1. Could FVER Take the heat out of PUE by Peter Judge

    Could FVER Take the heat out of PUE by Peter Judge

    Measuring data center efficiency is important. It’s not rocket science but there are lots of complexities, so there are in theory plenty of different ways to measure efficiency.

    Which one you choose will have consequences on how you design your data center - as well as the goals that the whole industry moves towards.

     PUE (power usage effictiveness) the straightforward option put forward by the Green Grid, is very simple - just divide the total power by the power that reaches the IT equipment. It has riegned supreme for a long while, but has plenty of critics.

    The British Computer Society (BCS) has put forward a different measure, called FVER(fixed to variable energy ratio) which is different to PUE, but has a strong family resemblance.  The BCS’s paper on the subject is here.

    The FVER definition is

    FVER  =  1 +  Fixed Energy/Variable Energy

    where the fixed energy is that used by the data center when it is not in use, and the variable energy is that used when processors start to do useful work.

    As with PUE, the ideal would be 1 - ie, there is no fixed energy at all, and the data center only uses energy when it is working. But in every case, there is always some emergy used keeping the data center up and running.

    It’s easy to compare this with PUE, if we write PUE slightly differently. It’s normally expressed as

    PUE  =  Total Facility Power / IT Power

    But if we break the total power up in to IT Power and “the rest” which we can call overhead, then we get

    PUE  =  1 + Overhead/IT Power

    This now looks pretty similar (the fact that FVER uses energy, while PUE uses power is not significant.
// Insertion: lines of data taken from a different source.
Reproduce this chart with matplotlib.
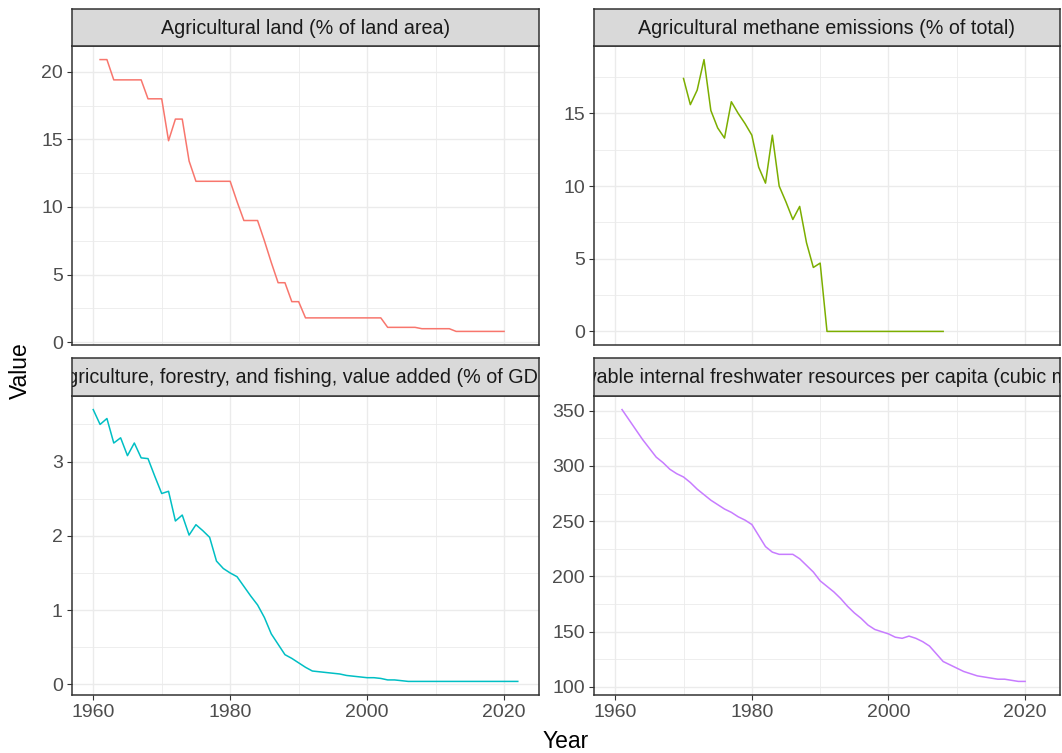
import matplotlib
matplotlib.use("Agg")
import matplotlib.pyplot as plt
from matplotlib.ticker import MultipleLocator

plt.rcParams['font.family'] = ['Liberation Sans', 'DejaVu Sans']

# facet titles
titles = [
    "Agricultural land (% of land area)",
    "Agricultural methane emissions (% of total)",
    "Agriculture, forestry, and fishing, value added (% of GDP)",
    "Renewable internal freshwater resources per capita (cubic meters)",
]

# series
land_years = list(range(1961, 2021))
land_vals = [20.9, 20.9, 19.4, 19.4, 19.4, 19.4, 19.4, 18.0, 18.0, 18.0,
             14.9, 16.5, 16.5, 13.4, 11.9, 11.9, 11.9, 11.9, 11.9, 11.9,
             10.4, 9.0, 9.0, 9.0, 7.5, 5.9, 4.4, 4.4, 3.0, 3.0,
             1.8, 1.8, 1.8, 1.8, 1.8, 1.8, 1.8, 1.8, 1.8, 1.8, 1.8, 1.8,
             1.1, 1.1, 1.1, 1.1, 1.1,
             1.0, 1.0, 1.0, 1.0, 1.0,
             0.8, 0.8, 0.8, 0.8, 0.8, 0.8, 0.8, 0.8]

methane_years = list(range(1970, 2009))
methane_vals = [17.4, 15.6, 16.6, 18.7, 15.2, 14.0, 13.3, 15.8, 15.0, 14.3,
                13.5, 11.3, 10.2, 13.5, 10.0, 8.9, 7.7, 8.6, 6.1, 4.4, 4.7,
                0, 0, 0, 0, 0, 0, 0, 0, 0, 0, 0, 0, 0, 0, 0, 0, 0, 0]

gdp_years = list(range(1960, 2023))
gdp_vals = [3.70, 3.50, 3.58, 3.25, 3.32, 3.08, 3.25, 3.05, 3.04, 2.80,
            2.57, 2.60, 2.20, 2.28, 2.01, 2.15, 2.07, 1.98, 1.66, 1.56,
            1.50, 1.45, 1.32, 1.19, 1.07, 0.90, 0.68, 0.54, 0.40, 0.35,
            0.29, 0.23, 0.18, 0.17, 0.16, 0.15, 0.14, 0.12, 0.11, 0.10,
            0.09, 0.09, 0.08, 0.06, 0.06, 0.05,
            0.04, 0.04, 0.04, 0.04, 0.04, 0.04, 0.04, 0.04, 0.04, 0.04,
            0.04, 0.04, 0.04, 0.04, 0.04, 0.04, 0.04]

water_years = list(range(1961, 2021))
water_vals = [351, 342, 333, 324, 316, 308, 303, 297, 293, 290,
              285, 279, 274, 269, 265, 261, 258, 254, 251, 247,
              237, 227, 222, 220, 220, 220, 216, 210, 204, 196,
              191, 186, 180, 173, 167, 162, 156, 152, 150, 148,
              145, 144, 146, 144, 141, 137, 130, 123, 120, 117,
              114, 112, 110, 109, 108, 107, 107, 106, 105, 105]

series = [(land_years, land_vals), (methane_years, methane_vals),
          (gdp_years, gdp_vals), (water_years, water_vals)]
colors = ["#F8766D", "#7CAE00", "#00BFC4", "#C77CFF"]
y_steps = [5, 5, 1, 50]

W, H = 1062, 753
fig = plt.figure(figsize=(W / 100, H / 100), dpi=100)


def px_axes(x0, y0, x1, y1):
    return fig.add_axes([x0 / W, 1 - y1 / H, (x1 - x0) / W, (y1 - y0) / H])


def expand(lo, hi):
    pad = (hi - lo) * 0.05
    return lo - pad, hi + pad


all_years = land_years + methane_years + gdp_years + water_years
xlim = expand(min(all_years), max(all_years))

# pixel boxes: (left, strip top, panel top, right, panel bottom)
boxes = [(72, 9, 46, 539, 345), (594, 9, 46, 1060, 345),
         (72, 358, 396, 539, 695), (594, 358, 396, 1060, 695)]

for i, (x0, s0, p0, x1, p1) in enumerate(boxes):
    ax = px_axes(x0, p0, x1, p1)
    yrs, vals = series[i]
    ax.plot(yrs, vals, color=colors[i], lw=1.1, zorder=3)
    ax.set_xlim(*xlim)
    ax.set_ylim(*expand(min(vals), max(vals)))
    ax.xaxis.set_major_locator(MultipleLocator(20))
    ax.xaxis.set_minor_locator(MultipleLocator(10))
    ax.yaxis.set_major_locator(MultipleLocator(y_steps[i]))
    ax.yaxis.set_minor_locator(MultipleLocator(y_steps[i] / 2))
    ax.grid(which='major', color='#EBEBEB', lw=1.0)
    ax.grid(which='minor', color='#EBEBEB', lw=0.6)
    ax.set_axisbelow(True)
    for sp in ax.spines.values():
        sp.set_color('#333333')
        sp.set_linewidth(1.1)
    ax.tick_params(which='major', length=3.6, width=0.8, color='#333333',
                   labelcolor='#4D4D4D', labelsize=14, pad=3)
    ax.tick_params(which='minor', length=0)
    if i < 2:
        ax.tick_params(axis='x', which='major', length=0, labelbottom=False)
    # strip
    st = px_axes(x0, s0, x1, p0)
    st.set_facecolor('#D9D9D9')
    st.set_xticks([])
    st.set_yticks([])
    for sp in st.spines.values():
        sp.set_color('#333333')
        sp.set_linewidth(1.1)
    st.text(0.5, 0.48, titles[i], ha='center', va='center', fontsize=14.2,
            color='#1A1A1A', transform=st.transAxes, clip_on=True)

fig.text(566 / W, 1 - 742 / H, "Year", ha='center', va='center', fontsize=16.5)
fig.text(20 / W, 1 - 371 / H, "Value", ha='center', va='center',
         rotation=90, fontsize=16.5)

fig.savefig("out.png", dpi=100)
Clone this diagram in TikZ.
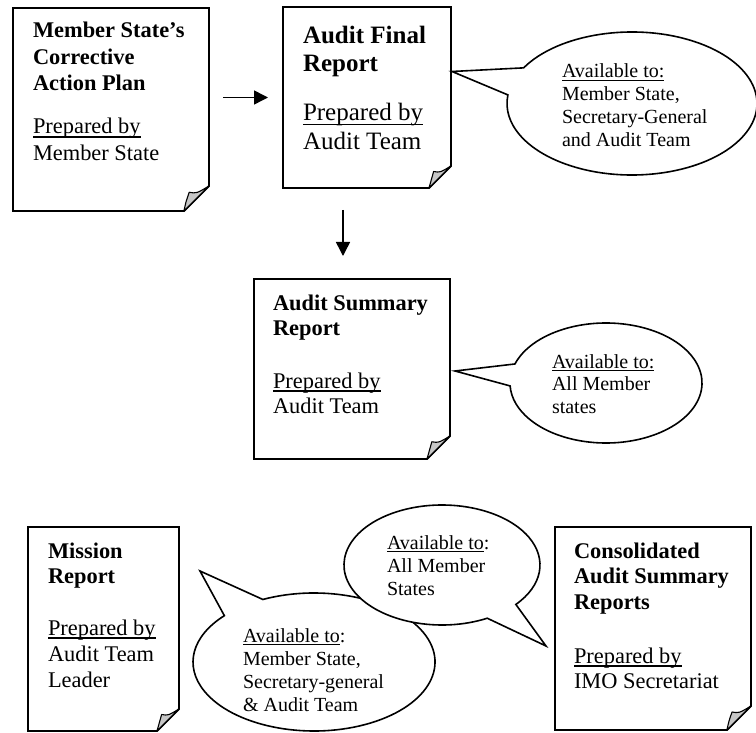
\documentclass[tikz,border=0pt]{standalone}
\usepackage{fontspec}
\setmainfont{Liberation Serif}
\usetikzlibrary{arrows.meta,fit,calc}

\newcommand\myul[1]{\setbox0\hbox{#1}\rlap{\rule[-0.16em]{\wd0}{0.055em}}\box0}
\newcommand\tlines[3]{\fontsize{#1}{#2}\selectfont\begin{tabular}[t]{@{}l@{}}#3\end{tabular}}

\tikzset{
  boxline/.style={line width=1.9pt, line join=miter, fill=white},
  flapline/.style={line width=1.1pt, fill=black!22, line join=round},
  callout/.style={line width=1.6pt, fill=white, line join=miter},
  txt/.style={anchor=base west, inner sep=0pt, outer sep=0pt},
  arr/.style={line width=1.5pt, -{Triangle[length=14pt,width=14pt]}},
}

% #1 name, #2 north-west, #3 south-east, #4 fold size
\newcommand\docbox[4]{%
  \path (#2) coordinate (#1nw) (#3) coordinate (#1se);
  \node[fit=(#1nw)(#1se), inner sep=0pt, outer sep=0pt] (#1) {};
  \draw[boxline] (#1.north west) -- (#1.north east) -- ([yshift=#4pt]#1.south east)
     -- ([xshift=-#4pt]#1.south east) -- (#1.south west) -- cycle;
  \draw[flapline] ([xshift=-#4pt]#1.south east)
     .. controls ([xshift=-0.93*#4pt, yshift=0.35*#4pt]#1.south east)
     .. ([xshift=-0.79*#4pt, yshift=0.75*#4pt]#1.south east)
     .. controls ([xshift=-0.5*#4pt, yshift=0.7*#4pt]#1.south east)
     .. ([yshift=#4pt]#1.south east) -- cycle;
}

\begin{document}
\begin{tikzpicture}[x=1pt, y=-1pt]
\useasboundingbox (0,0) rectangle (756,733);

% ---------- document boxes ----------
\docbox{b1}{13,8}{209,211}{25}
\docbox{b2}{283,7}{451,188}{22}
\docbox{b3}{254,279}{450,459}{23}
\docbox{b4}{28,527}{179,731}{22}
\docbox{b5}{555,527}{751,730}{24}

% box texts
\node[txt] (b1t) at (33,38) {\tlines{22.4}{26.5}{\textbf{Member State's}\\\textbf{Corrective}\\\textbf{Action Plan}}};
\node[txt] (b1p) at (33,134) {\tlines{22.4}{27}{\myul{Prepared by}\\Member State}};

\node[txt] (b2t) at (303,44) {\tlines{25}{28}{\textbf{Audit Final}\\\textbf{Report}}};
\node[txt] (b2p) at (303,121) {\tlines{25}{29}{\myul{Prepared by}\\Audit Team}};

\node[txt] (b3t) at (273,310) {\tlines{22.4}{25.5}{\textbf{Audit Summary}\\\textbf{Report}}};
\node[txt] (b3p) at (273,388) {\tlines{22.4}{25.5}{\myul{Prepared by}\\Audit Team}};

\node[txt] (b4t) at (48,558) {\tlines{22.4}{25.5}{\textbf{Mission}\\\textbf{Report}}};
\node[txt] (b4p) at (48,635) {\tlines{22.4}{26}{\myul{Prepared by}\\Audit Team\\Leader}};

\node[txt] (b5t) at (574,558) {\tlines{22.4}{25.5}{\textbf{Consolidated}\\\textbf{Audit Summary}\\\textbf{Reports}}};
\node[txt] (b5p) at (574,663) {\tlines{22.4}{25}{\myul{Prepared by}\\IMO Secretariat}};

% ---------- arrows ----------
\draw[arr, shorten <=14pt, shorten >=15pt] (b2.west -| b1.east) -- (b2.west);
\coordinate (ax) at (343,0);
\draw[arr, shorten <=22pt, shorten >=23pt] (ax |- b2.south) -- (ax |- b3.north);

% ---------- callouts ----------
\draw[callout] (452,71.5) -- ($(632,103.5)+(209.9:125 and 71.5)$)
  arc[start angle=209.9, end angle=546.9, x radius=125, y radius=71.5] -- cycle;
\node[txt] (c1) at (562,78) {\tlines{20}{23}{\myul{Available to:}\\Member State,\\Secretary-General\\and Audit Team}};

\draw[callout] (455,371) -- ($(606,383)+(198.5:96 and 60)$)
  arc[start angle=198.5, end angle=537.2, x radius=96, y radius=60] -- cycle;
\node[txt] (c2) at (552,368) {\tlines{20}{22.5}{\myul{Available to:}\\All Member\\states}};

\draw[callout] (200,571) -- ($(314,662)+(245:121 and 69)$)
  arc[start angle=245, end angle=582.2, x radius=121, y radius=69] -- cycle;
\node[txt] (c3) at (243,642) {\tlines{20}{23}{\myul{Available to}:\\Member State,\\Secretary-general\\\& Audit Team}};

\draw[callout] (546,646) -- ($(442,565)+(62.5:98 and 60)$)
  arc[start angle=62.5, end angle=401.1, x radius=98, y radius=60] -- cycle;
\node[txt] (c4) at (387,549) {\tlines{20}{23}{\myul{Available to}:\\All Member\\States}};

\end{tikzpicture}
\end{document}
Since both should be averaged over a whole year, they both address energy rather than power in any case).

    Now, Liam Newcombe of the BCS Data Centre Specialist Group, believes that PUE has led to a focus on reducing the fixed costs in cooling (the biggest part of the “overhead”) whereas in fact the IT power part of the equation actually includes quite a lot of “overhead” or non-useful work.

    In other words, this is a way to get data center people to start distinguishing between how energy is used within the IT systems: what is a fixed cost that could be iminimised, and what is being used for actual processing.

    The first obvious thing it does is shift the cooling fans within the IT systems from “work” to “waste”. They are in the IT power part, and they may result in a lower PUE, even though they are less efficient than the larger cooling systems that cover the whole data center.

    There are a number of perverse incentives resulting from PUE, and FVER looks a good way to address some of them, without having to go into the kind of subjective territory which asks data center owners to classify work done as “useful” or “not useful”.

    I’m interested to see if this idea could be taken further.